The poll questions, carried out over two separate weeks, found more than 70 percent of respondents wanted the organisation to pursue government funding.

When asked if the organisation, whose three-year relationship with Gaydar recently came to an end, should continue to seek corporate sponsorship, 65 percent of respondents said it should.

New Mardi Gras chair David Imrie said the results reflected New Mardi Gras’ current thinking.

We don’t feel at all bad about asking for sponsorship from either the government or the corporate world because it means that we’re getting support from a wide section of the community, Imrie told Sydney Star Observer.

I think there are people who may be worried that Mardi Gras is becoming too corporate but, realistically, corporate sponsorship does not affect our creative control and input.

We are very careful to always partner with companies that have similar goals to us and companies that have a conscience, that operate ethically.

Realistically speaking, if we didn’t have any external support from the corporate world and government, events like the parade and Fair Day, which run at an expense because they are unticketed, wouldn’t be sustain-able. That would mean we would have to charge more for our ticketed events and people just wouldn’t go.

Imrie said the external funding would also help New Mardi Gras realise one of its aims, which was to financially help smaller community organisations.

As a board we have a responsibility to New Mardi Gras and to the community to ensure our sustainability. We also feel a responsibility to help other smaller community organisations, he said.
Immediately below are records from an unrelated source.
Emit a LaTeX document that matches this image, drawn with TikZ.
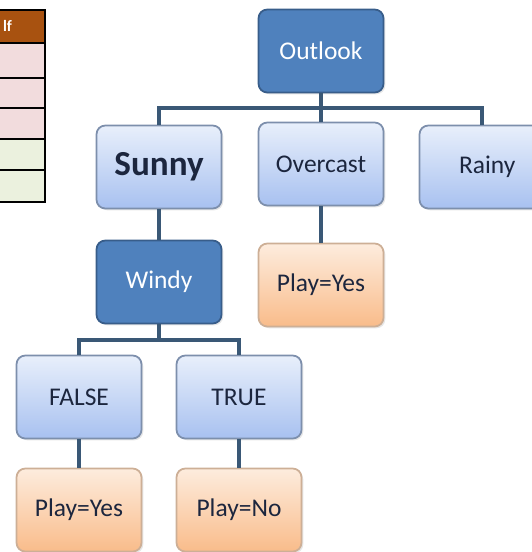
\documentclass[tikz,border=0pt]{standalone}
\usepackage{fontspec}
\setmainfont{Carlito}
\usetikzlibrary{shadows}
\definecolor{darkfill}{RGB}{79,129,189}
\definecolor{darkedge}{RGB}{56,93,138}
\definecolor{lighttop}{RGB}{232,239,251}
\definecolor{lightbot}{RGB}{168,193,240}
\definecolor{lightedge}{RGB}{125,143,172}
\definecolor{leaftop}{RGB}{253,236,222}
\definecolor{leafbot}{RGB}{249,188,138}
\definecolor{leafedge}{RGB}{205,175,150}
\definecolor{linkcolor}{RGB}{58,88,118}
\definecolor{headbrown}{RGB}{168,82,16}
\definecolor{rowpink}{RGB}{242,220,221}
\definecolor{rowgreen}{RGB}{235,241,222}
\definecolor{textnavy}{RGB}{28,38,62}

\begin{document}
\begin{tikzpicture}[
    x=0.2mm, y=-0.2mm,
    base/.style={rectangle, rounded corners=5pt, minimum width=2.5cm,
                 minimum height=1.66cm, line width=1pt,
                 font=\fontsize{14.5}{17}\selectfont, align=center,
                 drop shadow={opacity=0.2, shadow xshift=1pt, shadow yshift=-1pt}},
    attr/.style={base, draw=darkedge, fill=darkfill, text=white},
    value/.style={base, draw=lightedge, top color=lighttop, bottom color=lightbot,
                  text=textnavy},
    leaf/.style={base, draw=leafedge, top color=leaftop, bottom color=leafbot,
                 text=textnavy},
    link/.style={draw=linkcolor, line width=2pt}
]
\clip (0,0) rectangle (532,552);

% Table (cut at the left edge)
\fill[headbrown] (-20,10) rectangle (45,43);
\fill[rowpink] (-20,43) rectangle (45,139);
\fill[rowgreen] (-20,139) rectangle (45,202);
\foreach \y in {43,78,108,139,170}
    \draw[line width=1.2pt] (-20,\y) -- (45,\y);
\draw[line width=1.5pt] (-20,10) -- (45,10) -- (45,202) -- (-20,202);
\node[font=\bfseries\small, text=white, anchor=west, inner sep=1pt] (thead) at (1,26) {lf};

% Level 1
\node[attr] (outlook) at (321,51) {Outlook};
\node[value, font=\fontsize{20}{24}\selectfont\bfseries] (sunny) at (159,167) {Sunny};
\node[value] (overcast) at (321,164) {Overcast};
\node[value] (rainy) at (482,167) {\hspace*{6pt}Rainy};
\node[leaf] (yes1) at (321,285) {Play=Yes};

% Level 2
\node[attr] (windy) at (159,282) {Windy};
\node[value] (false) at (79,397) {FALSE};
\node[value] (true) at (239,397) {TRUE};
\node[leaf] (yes2) at (79,510) {Play=Yes};
\node[leaf] (no) at (239,510) {Play=No};

% Connectors
\coordinate (obus) at (321,108);
\coordinate (wbus) at (159,340);
\draw[link] (outlook.south) -- (obus);
\draw[link] (sunny.north) |- (obus) -| (rainy.north);
\draw[link] (overcast.north) -- (obus);
\draw[link] (overcast.south) -- (yes1.north);
\draw[link] (sunny.south) -- (windy.north);
\draw[link] (windy.south) -- (wbus);
\draw[link] (false.north) |- (wbus) -| (true.north);
\draw[link] (false.south) -- (yes2.north);
\draw[link] (true.south) -- (no.north);

\end{tikzpicture}
\end{document}
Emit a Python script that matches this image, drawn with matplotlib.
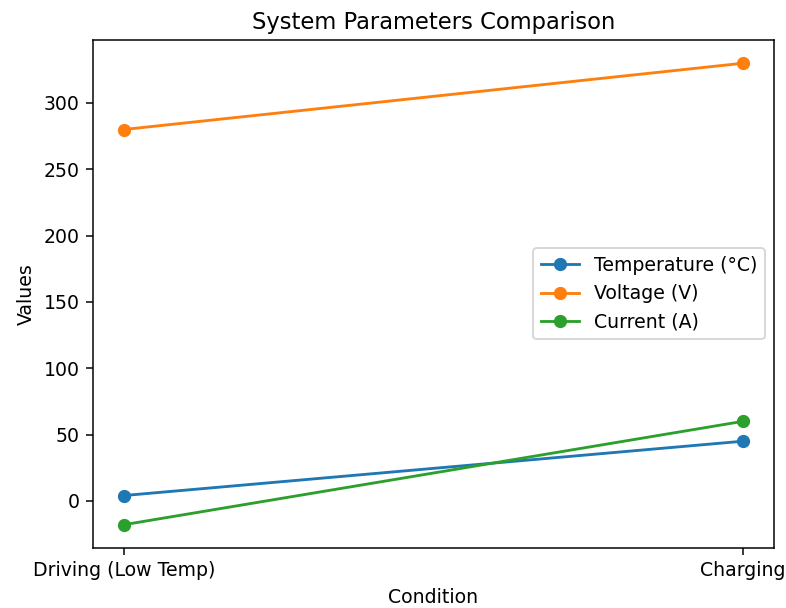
import matplotlib
matplotlib.use("Agg")
import matplotlib.pyplot as plt

conditions = ["Driving (Low Temp)", "Charging"]
temperature = [4, 45]
voltage = [280, 330]
current = [-18, 60]

DPI = 136
fig, ax = plt.subplots(figsize=(786/DPI, 608/DPI), dpi=DPI)
ax.plot(conditions, temperature, marker='o', label='Temperature (°C)')
ax.plot(conditions, voltage, marker='o', label='Voltage (V)')
ax.plot(conditions, current, marker='o', label='Current (A)')
ax.set_title('System Parameters Comparison')
ax.set_xlabel('Condition')
ax.set_ylabel('Values')
ax.legend(loc='center right')
fig.subplots_adjust(left=0.118, right=0.985, top=0.934, bottom=0.099)
fig.savefig('out.png', dpi=DPI)
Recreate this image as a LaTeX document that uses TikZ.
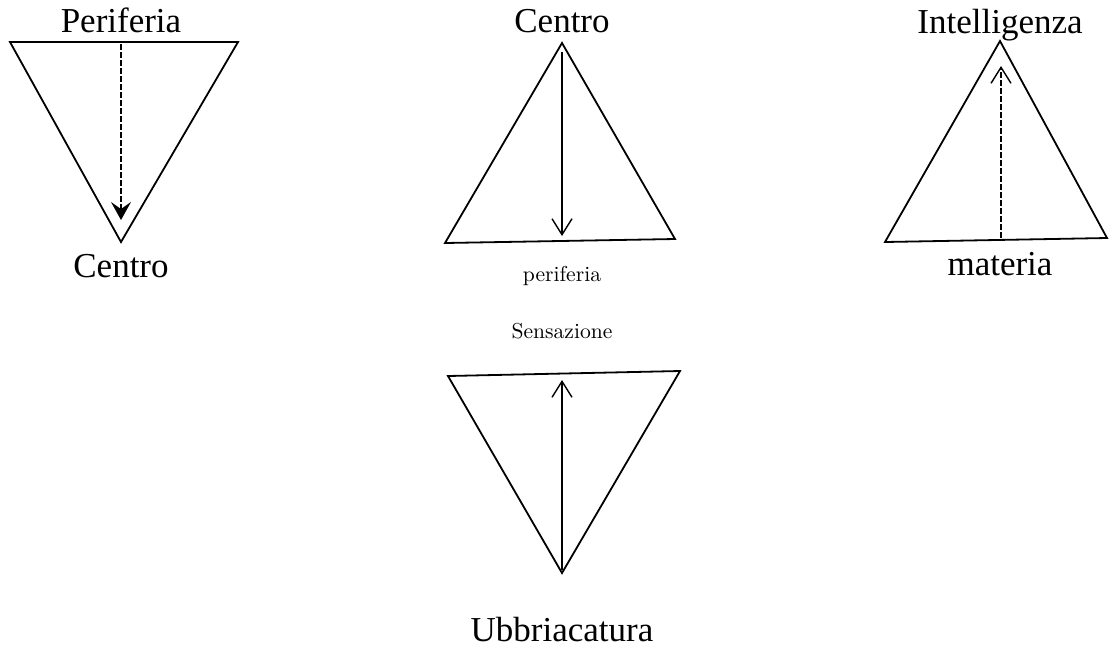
\documentclass[tikz,border=0pt]{standalone}
\usepackage{fontspec}
\newfontfamily\timesfont{Liberation Serif}
\usetikzlibrary{arrows.meta}
\begin{document}
\begin{tikzpicture}[x=0.5pt,y=-0.5pt,
  tri/.style={line width=0.9pt, line join=miter},
  big/.style={font=\timesfont\fontsize{17.5}{20}\selectfont, anchor=base, inner sep=0pt},
  small/.style={font=\fontsize{10.8}{13}\selectfont, anchor=base, inner sep=0pt},
  flow/.style={line width=0.7pt, -{Straight Barb[length=8pt,width=10pt]}},
  dflow/.style={flow, dash pattern=on 3pt off 1pt}]
\useasboundingbox (0,0) rectangle (1109,650);
% labels
\node [big] (per1) at (121,32) {Periferia};
\node [big] (cen1) at (121,277) {Centro};
\node [big] (cen2) at (562,32) {Centro};
\node [small] (per2) at (562,281) {periferia};
\node [big] (int3) at (1000,33) {Intelligenza};
\node [big] (mat3) at (1000,275) {materia};
\node [small] (sen4) at (562,338) {Sensazione};
\node [big] (ubb4) at (562,641) {Ubbriacatura};
% triangles
\draw [tri] (10,42) -- (238,42) -- (121,242) -- cycle;
\draw [tri] (562,43) -- (675,239) -- (445,243) -- cycle;
\draw [tri] (1000,41) -- (1107,238) -- (885,242) -- cycle;
\draw [tri] (448,376) -- (680,371) -- (562,573) -- cycle;
% arrows
\coordinate (a1) at (121,44);  \coordinate (b1) at (121,220);
\coordinate (a2) at (562,52);  \coordinate (b2) at (562,236);
\coordinate (a3) at (1001,238); \coordinate (b3) at (1001,66);
\coordinate (a4) at (562,570); \coordinate (b4) at (562,380);
\draw [dflow, -{Stealth[length=9pt,width=10pt,inset=3.5pt]}] (a1) -- (b1);
\draw [flow] (a2) -- (b2);
\draw [dflow] (a3) -- (b3);
\draw [flow] (a4) -- (b4);
\end{tikzpicture}
\end{document}
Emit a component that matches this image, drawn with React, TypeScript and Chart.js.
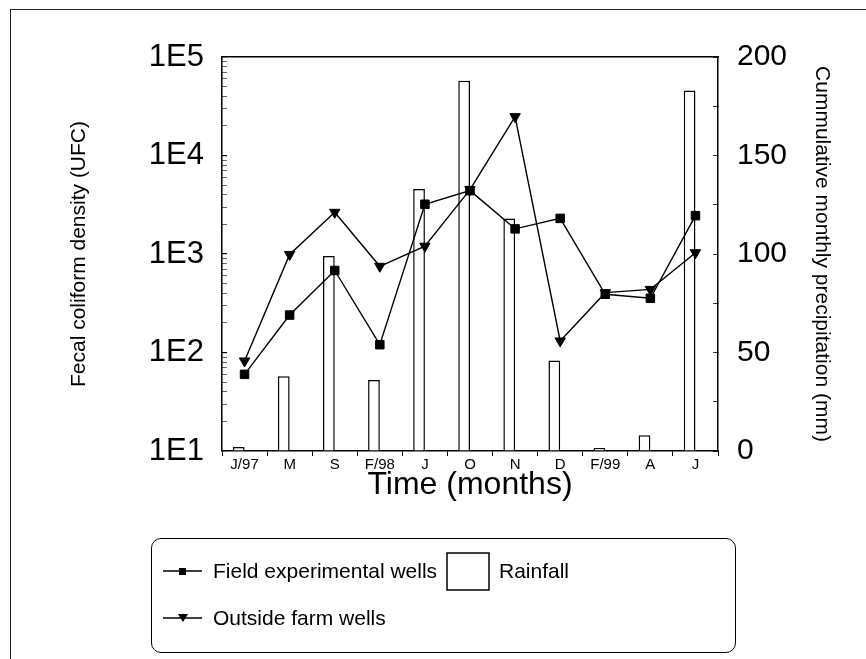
import React, { useEffect, useRef } from 'react';
import { Chart, registerables } from 'chart.js';

Chart.register(...registerables);

const months = ['J/97', 'M', 'S', 'F/98', 'J', 'O', 'N', 'D', 'F/99', 'A', 'J'];
const fieldWells = [60, 240, 680, 120, 3200, 4400, 1800, 2300, 390, 355, 2450];
const outsideWells = [82, 990, 2650, 750, 1200, 4500, 24800, 131, 405, 437, 1030];
const rainfall = [2, 38, 99, 36, 133, 188, 118, 46, 1.5, 8, 183];

const logTickValues = [10, 100, 1000, 10000, 100000];
const logTickLabels = ['1E1', '1E2', '1E3', '1E4', '1E5'];
const logMultipliers = [1, 2, 3, 4, 5, 6, 7, 8, 9];
const rainTicks = [0, 50, 100, 150, 200];

const FONT = "'Liberation Sans', Arial, Helvetica, sans-serif";

function buildLogTicks() {
  const out: { value: number; major: boolean }[] = [];
  for (let d = 0; d < logTickValues.length - 1; d++) {
    for (const m of logMultipliers) {
      out.push({ value: logTickValues[d] * m, major: m === 1 });
    }
  }
  out.push({ value: logTickValues[logTickValues.length - 1], major: true });
  return out;
}

export default function App() {
  const ref = useRef<HTMLCanvasElement>(null);

  useEffect(() => {
    document.body.style.margin = '0';
    const chart = new Chart(ref.current as HTMLCanvasElement, {
      type: 'bar',
      data: {
        labels: months,
        datasets: [
          {
            type: 'line',
            label: 'Field experimental wells',
            data: fieldWells,
            yAxisID: 'y',
            borderColor: '#000',
            backgroundColor: '#000',
            borderWidth: 1.4,
            pointStyle: 'rect',
            pointRadius: 6,
            pointBorderWidth: 1,
            pointBorderColor: '#000',
            pointBackgroundColor: '#000',
            order: 1,
          } as any,
          {
            type: 'line',
            label: 'Outside farm wells',
            data: outsideWells,
            yAxisID: 'y',
            borderColor: '#000',
            backgroundColor: '#000',
            borderWidth: 1.4,
            pointStyle: 'triangle',
            pointRotation: 180,
            pointRadius: 6,
            pointBorderWidth: 1,
            pointBorderColor: '#000',
            pointBackgroundColor: '#000',
            order: 2,
          } as any,
          {
            type: 'bar',
            label: 'Rainfall',
            data: rainfall,
            yAxisID: 'y2',
            backgroundColor: '#fff',
            borderColor: '#000',
            borderWidth: 1.5,
            barPercentage: 1,
            categoryPercentage: 0.52,
            order: 3,
          } as any,
          {
            type: 'bar',
            label: '',
            data: months.map(() => null),
            yAxisID: 'y2',
            barPercentage: 1,
            categoryPercentage: 0.52,
            order: 3,
          } as any,
        ],
      },
      options: {
        responsive: false,
        animation: false,
        events: [],
        layout: { padding: { left: 0, right: 0, top: 57, bottom: 152 } },
        plugins: { legend: { display: false }, tooltip: { enabled: false } },
        scales: {
          x: {
            type: 'category',
            position: 'bottom',
            grid: {
              display: true,
              drawOnChartArea: false,
              drawTicks: true,
              tickLength: 5,
              color: '#000',
              lineWidth: 1,
              offset: true,
            },
            border: { display: true, color: '#000', width: 1.5 },
            ticks: {
              color: '#000',
              font: { family: FONT, size: 15 },
              padding: 0,
              maxRotation: 0,
              autoSkip: false,
            },
            title: {
              display: true,
              text: 'Time (months)',
              color: '#000',
              font: { family: FONT, size: 32 },
              padding: { top: 0, bottom: 3 },
            },
            afterFit: (s: any) => {
              s.height = 56;
            },
          },
          xTop: {
            type: 'category',
            position: 'top',
            grid: { display: false },
            border: { display: true, color: '#000', width: 1.5 },
            ticks: { display: false },
            afterFit: (s: any) => {
              s.height = 0;
            },
          },
          y: {
            type: 'logarithmic',
            position: 'left',
            min: 10,
            max: 100000,
            afterBuildTicks: (s: any) => {
              s.ticks = buildLogTicks();
            },
            ticks: {
              autoSkip: false,
              color: '#000',
              font: { family: FONT, size: 31 },
              padding: 23,
              callback: (v: any) => {
                const i = logTickValues.indexOf(Number(v));
                return i >= 0 ? logTickLabels[i] : '';
              },
            },
            grid: {
              display: true,
              drawOnChartArea: false,
              drawTicks: true,
              tickLength: -5,
              color: '#000',
              lineWidth: (c: any) => (c.tick && c.tick.major ? 1.2 : 0.6),
            },
            border: { display: true, color: '#000', width: 1.5 },
            title: {
              display: true,
              text: 'Fecal coliform density (UFC)',
              color: '#000',
              font: { family: FONT, size: 21 },
              padding: { top: 67, bottom: 0 },
            },
            afterFit: (s: any) => {
              s.width = 222;
            },
          },
          y2: {
            type: 'linear',
            position: 'right',
            min: 0,
            max: 200,
            ticks: {
              stepSize: 25,
              autoSkip: false,
              color: '#000',
              font: { family: FONT, size: 30 },
              padding: 24,
              callback: (v: any) => (rainTicks.includes(Number(v)) ? String(v) : ''),
            },
            grid: {
              display: true,
              drawOnChartArea: false,
              drawTicks: true,
              tickLength: -5,
              color: '#000',
              lineWidth: 0.8,
            },
            border: { display: true, color: '#000', width: 1.5 },
            title: {
              display: true,
              text: 'Cummulative monthly precipitation (mm)',
              color: '#000',
              font: { family: FONT, size: 21 },
              padding: { top: 32, bottom: 0 },
            },
            afterFit: (s: any) => {
              s.width = 148;
            },
          },
        },
      } as any,
    });
    return () => chart.destroy();
  }, []);

  const textStyle: React.CSSProperties = {
    position: 'absolute',
    fontFamily: FONT,
    fontSize: 21,
    lineHeight: '24px',
    height: 24,
    color: '#000',
    whiteSpace: 'nowrap',
  };

  return (
    <div style={{ position: 'absolute', left: 0, top: 0, width: 866, height: 659, overflow: 'hidden', background: '#fff' }}>
      <div
        style={{
          position: 'absolute',
          left: 10,
          top: 9,
          width: 870,
          height: 660,
          borderLeft: '1.5px solid #222',
          borderTop: '1.5px solid #222',
        }}
      />
      <canvas ref={ref} width={866} height={659} style={{ position: 'absolute', left: 0, top: 0, display: 'block' }} />
      <div
        style={{
          position: 'absolute',
          left: 151,
          top: 538,
          width: 583,
          height: 113,
          border: '1.5px solid #000',
          borderRadius: 10,
        }}
      />
      <svg style={{ position: 'absolute', left: 0, top: 0 }} width={866} height={659}>
        <line x1={163} y1={571} x2={202} y2={571} stroke="#000" strokeWidth={1.5} />
        <rect x={179} y={568} width={7} height={7} fill="#000" />
        <line x1={163} y1={618} x2={202} y2={618} stroke="#000" strokeWidth={1.5} />
        <polygon points="178,614 188,614 183,622" fill="#000" />
        <rect x={447} y={553} width={42} height={37} fill="#fff" stroke="#000" strokeWidth={1.5} />
      </svg>
      <div style={{ ...textStyle, left: 213, top: 559 }}>Field experimental wells</div>
      <div style={{ ...textStyle, left: 499, top: 559 }}>Rainfall</div>
      <div style={{ ...textStyle, left: 213, top: 606 }}>Outside farm wells</div>
    </div>
  );
}
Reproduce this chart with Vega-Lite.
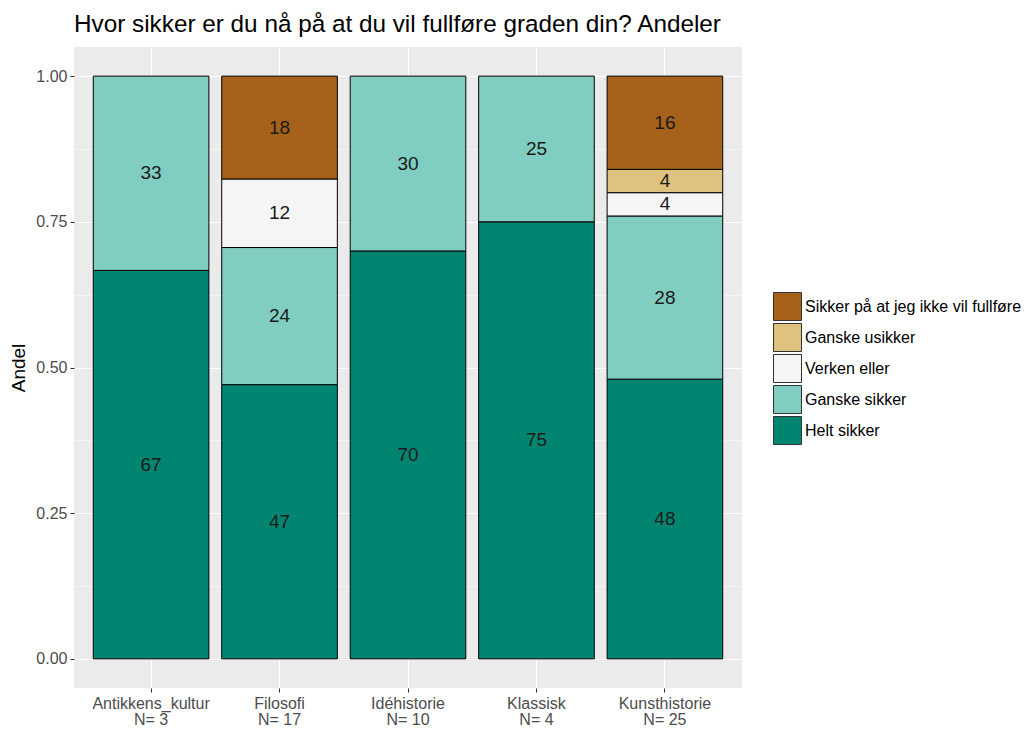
{
  "$schema": "https://vega.github.io/schema/vega-lite/v6.json",
  "width": 668,
  "height": 641,
  "autosize": "none",
  "padding": {"left": 74, "top": 47, "right": 284, "bottom": 45},
  "background": "white",
  "config": {
    "view": {"fill": "#EBEBEB", "stroke": null},
    "font": "Liberation Sans"
  },
  "title": {
    "text": "Hvor sikker er du nå på at du vil fullføre graden din? Andeler",
    "anchor": "start",
    "frame": "group",
    "fontSize": 24.3,
    "fontWeight": "normal",
    "color": "#000000",
    "baseline": "alphabetic",
    "offset": -9
  },
  "data": {
    "values": [
      {"fag": "Antikkens_kultur|N= 3", "svar": "Helt sikker", "antall": 2, "etikett": 67},
      {"fag": "Antikkens_kultur|N= 3", "svar": "Ganske sikker", "antall": 1, "etikett": 33},
      {"fag": "Filosofi|N= 17", "svar": "Helt sikker", "antall": 8, "etikett": 47},
      {"fag": "Filosofi|N= 17", "svar": "Ganske sikker", "antall": 4, "etikett": 24},
      {"fag": "Filosofi|N= 17", "svar": "Verken eller", "antall": 2, "etikett": 12},
      {"fag": "Filosofi|N= 17", "svar": "Sikker på at jeg ikke vil fullføre", "antall": 3, "etikett": 18},
      {"fag": "Idéhistorie|N= 10", "svar": "Helt sikker", "antall": 7, "etikett": 70},
      {"fag": "Idéhistorie|N= 10", "svar": "Ganske sikker", "antall": 3, "etikett": 30},
      {"fag": "Klassisk|N= 4", "svar": "Helt sikker", "antall": 3, "etikett": 75},
      {"fag": "Klassisk|N= 4", "svar": "Ganske sikker", "antall": 1, "etikett": 25},
      {"fag": "Kunsthistorie|N= 25", "svar": "Helt sikker", "antall": 12, "etikett": 48},
      {"fag": "Kunsthistorie|N= 25", "svar": "Ganske sikker", "antall": 7, "etikett": 28},
      {"fag": "Kunsthistorie|N= 25", "svar": "Verken eller", "antall": 1, "etikett": 4},
      {"fag": "Kunsthistorie|N= 25", "svar": "Ganske usikker", "antall": 1, "etikett": 4},
      {"fag": "Kunsthistorie|N= 25", "svar": "Sikker på at jeg ikke vil fullføre", "antall": 4, "etikett": 16}
    ]
  },
  "transform": [
    {"calculate": "indexof(['Helt sikker','Ganske sikker','Verken eller','Ganske usikker','Sikker på at jeg ikke vil fullføre'], datum.svar)", "as": "orden"},
    {"stack": "antall", "groupby": ["fag"], "offset": "normalize", "sort": [{"field": "orden", "order": "ascending"}], "as": ["y0", "y1"]},
    {"calculate": "(datum.y0 + datum.y1) / 2", "as": "ymid"}
  ],
  "encoding": {
    "x": {
      "field": "fag",
      "type": "nominal",
      "sort": null,
      "scale": {"paddingInner": 0.1, "paddingOuter": 0.15},
      "axis": {
        "title": null,
        "labelExpr": "split(datum.label, '|')",
        "labelAngle": 0,
        "labelColor": "#4D4D4D",
        "labelFontSize": 16,
        "labelLineHeight": 16,
        "labelPadding": 3,
        "tickColor": "#333333",
        "tickSize": 4,
        "domain": false,
        "grid": true,
        "gridColor": "#FFFFFF",
        "gridWidth": 1.1,
        "bandPosition": 0.5
      }
    }
  },
  "layer": [
    {
      "mark": {"type": "bar", "stroke": "#000000", "strokeWidth": 1},
      "encoding": {
        "y": {
          "field": "y0",
          "type": "quantitative",
          "title": "Andel",
          "scale": {"domain": [-0.05, 1.05], "nice": false, "zero": false},
          "axis": {
            "values": [0, 0.125, 0.25, 0.375, 0.5, 0.625, 0.75, 0.875, 1],
            "labelExpr": "(datum.value * 4) % 1 == 0 ? format(datum.value, '.2f') : ''",
            "labelOverlap": false,
            "labelColor": "#4D4D4D",
            "labelFontSize": 16,
            "labelPadding": 3,
            "tickColor": "#333333",
            "tickSize": 4,
            "tickOpacity": {"condition": {"test": "(datum.value * 4) % 1 != 0", "value": 0}, "value": 1},
            "gridWidth": {"condition": {"test": "(datum.value * 4) % 1 != 0", "value": 0.5}, "value": 1.1},
            "gridColor": "#FFFFFF",
            "domain": false,
            "titleFontSize": 19,
            "titleFontWeight": "normal",
            "titleColor": "#000000",
            "titlePadding": 7
          }
        },
        "y2": {"field": "y1"},
        "color": {
          "field": "svar",
          "type": "nominal",
          "scale": {
            "domain": ["Sikker på at jeg ikke vil fullføre", "Ganske usikker", "Verken eller", "Ganske sikker", "Helt sikker"],
            "range": ["#A6611A", "#DFC27D", "#F5F5F5", "#80CDC1", "#018571"]
          },
          "legend": {
            "title": null,
            "orient": "none",
            "legendX": 699,
            "legendY": 245,
            "symbolType": "square",
            "symbolSize": 784,
            "symbolStrokeColor": "#333333",
            "symbolStrokeWidth": 1,
            "symbolOpacity": 1,
            "labelFontSize": 16,
            "labelColor": "#000000",
            "labelOffset": 3,
            "labelLimit": 300,
            "rowPadding": -2
          }
        }
      }
    },
    {
      "mark": {"type": "text", "fontSize": 19, "color": "#1A1A1A", "baseline": "middle"},
      "encoding": {
        "y": {"field": "ymid", "type": "quantitative"},
        "text": {"field": "etikett", "type": "quantitative"}
      }
    }
  ]
}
The idea of providing community grants is not a new one, it was tabled at our last AGM and has been on the board’s agenda for several years, but it is only now that we are really financially able to do that in a way which won’t put the organisation at risk.

We are still looking into how that would be done, but the way we were thinking of doing it was to allocate a certain percentage from our annual profit each year to be made available to smaller organisations that don’t have the capacity to host major parties each year to raise funds. But yes, it looks totally feasible that community grants will be a part of our future outlook.